A UK study a few years back found that people who set an investment goal save 44% more each month than those who don’t. Setting a goal makes you think about your financial needs and how you’re going to achieve them. And it sets you on a timeline to get there.
4 buckets
In the old days, investment goals focused on abstract financial concepts like capital appreciation and wealth preservation. For Moneycube, it’s much more useful to define your financial goals in terms of concrete things you want to achieve. We like Betterment’s classification into 4 buckets: retirement, a safety net, general investing, and major purchases.
Each bucket has its own approach
You can think about each of your buckets differently in terms of length of time, amount of money needed, and urgency.
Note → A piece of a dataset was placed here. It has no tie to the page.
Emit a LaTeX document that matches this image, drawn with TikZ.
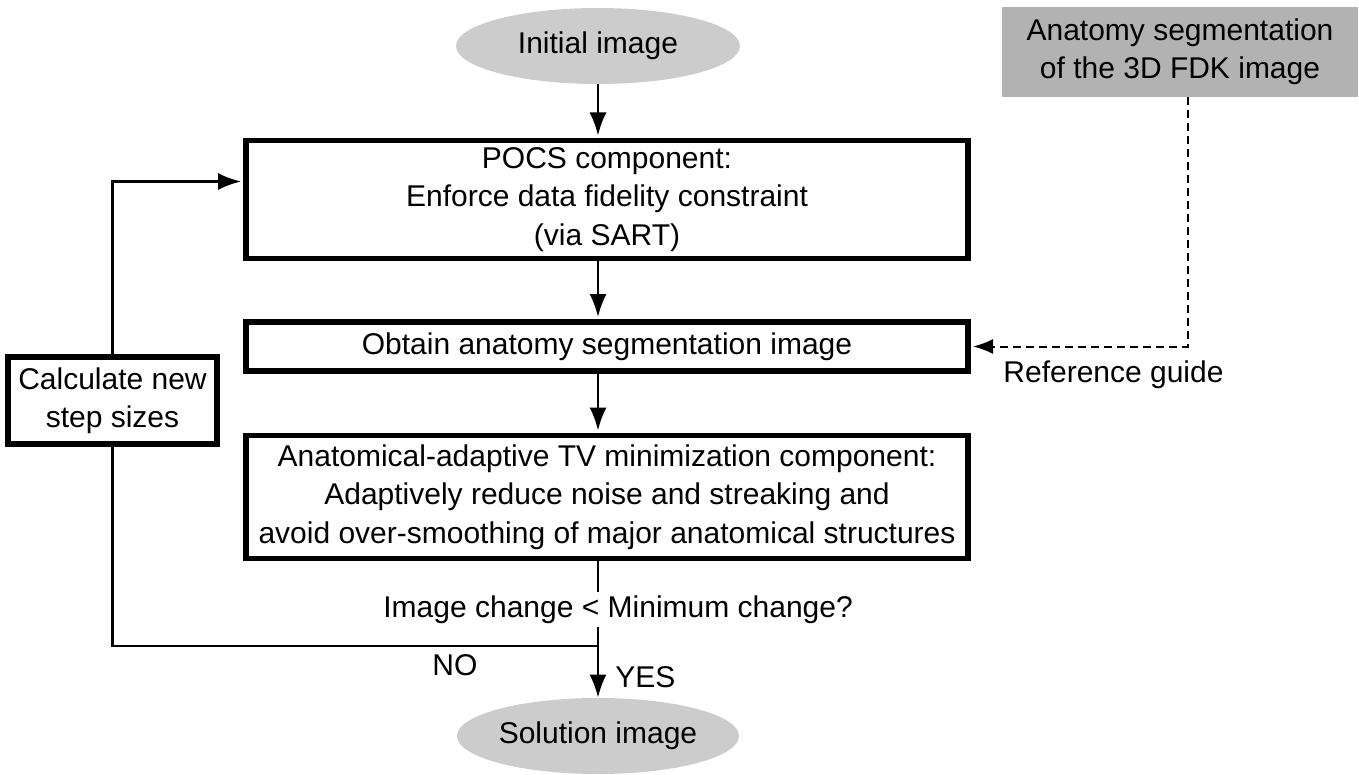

And once you’ve got clear on that, the type of investment to make is a lot clearer. For example, your safety net fund needs to be accessible at very short notice. Your retirement fund doesn’t. You’ll want to be sure to maximise the tax advantages of your pension money, whereas that’s less important for your emergency stash.
Easy as 1, 2, 3, 4
The priority of each bucket also becomes more obvious. If you have a decent pension arrangement in work, but have cash savings doing nothing in the bank, general investing will be high on your list. On the other hand, if you’ve no pension provision, that could be top of your list to start with.
Follow the money
Once you’ve set your investment goals, tracking them is the key to success. By tracking your goals, you know where you are, and discover quickly if you need to adapt your approach before it’s too late. Moneycube makes this easy by helping you set a goal through the investment process and measuring your progress towards it.